Emekçilerin reel ücretleri ve özellikle asgari ücretin gerçek karşılığı sürekli erimektedir.
Krizin alevleri bazı sektörleri yalarken, tarım sektörü çoktan yanmaya başlamıştır. Krizin tarımdaki gerçek etkisinin yaz aylarından itibaren daha çarpıcı bir biçimde ortaya çıkması beklenmektedir.
Bu nedenle, ekonomide 2008 Temmuz-Eylül aylarında gözlenen yaklaşık sıfır büyümenin, 2009‘da daha da daralacağı açıktır.
İşsizlik krizine dönüşen kriz, aynı zamanda bir demokratikleşme krizine dönüşmektedir.
Çalışanları yoksullaştırmakla kalmayan kriz, onların eşit, barışçıl ve demokratik bir ülkede yaşama zeminini de tahrip etmektedir. Krizi daha az yara ile atlatabilmek, emekçilerin karar alma mekanizmalarına doğrudan katılımı, toplumsal alanın demokratikleştirilmesi, sorunların çözümünde diyalogun esas alınmasıyla mümkün olacaktır.
Krizin etkilerini son iki yıldır dalga dalga yaşamaya başlayan emekçiler, çalışma, örgütlenme, iş güvencesi haklarını ve ücretlerini korumak için giderek daha da yaygınlaşan bir eylemlilik içine girmektedir. Grevler, işgaller, mitingler, basın açıklamaları, yürüyüşler ile yaygınlaşan bu direnme eğilimi, emek hareketinde belirgin bir canlanmaya işaret etmektedir.
Her gün ülkemizin bir yerinde, kurumlarımızın alt birimleri il ya da bölgesel bazda omuz omuza yürüyüşler mitingler gerçekleştirmektedir. Bıçak kemiğe dayanmıştır.”
Mitingin “Krizin Bedelini Ödemeyeceğiz; İşsizliğe ve Yoksulluğa Karşı Birleşik Mücadele!” adı altında gerçekleştirileceğinin kaydedildiği bildiride, acil çalışma ve mücadele programı şöyle açıklandı:
“1- Krizin yol açtığı işten çıkarmalara, işyerlerinin kapatılmasına, işsizliğe, pahalılığa ve yapılan zamlara karşı örgütlerimizin verdiği mücadele ortaklaştırılacak ve dayanışma yükseltilecektir.
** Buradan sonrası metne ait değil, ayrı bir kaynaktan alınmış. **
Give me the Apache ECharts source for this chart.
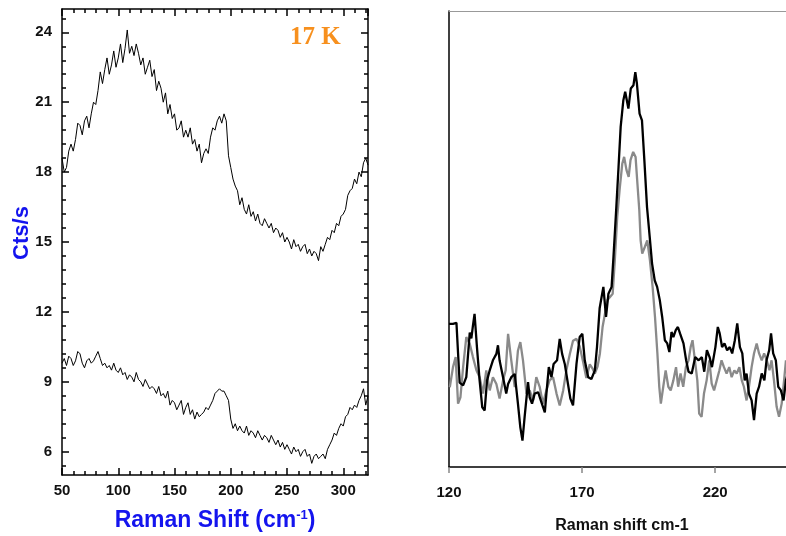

2- Örgütsüz halk kesimlerinin mücadelesine destek olunacak, onları yalnız bırakmayan bir anlayışla, sorunlarının çözümü için kamuoyu oluşturulacaktır.
3- Yapılan zamlara sessiz kalınmayacak, etkili bir muhalefet ile zamların geri alınması için mücadele verilecektir.
4- İllerde ve bölgelerde kurumlarımızın planladıkları etkinlikler birleştirilecek, yerel birimlerimizin ortak etkinliklerine merkezi destek verilecektir.”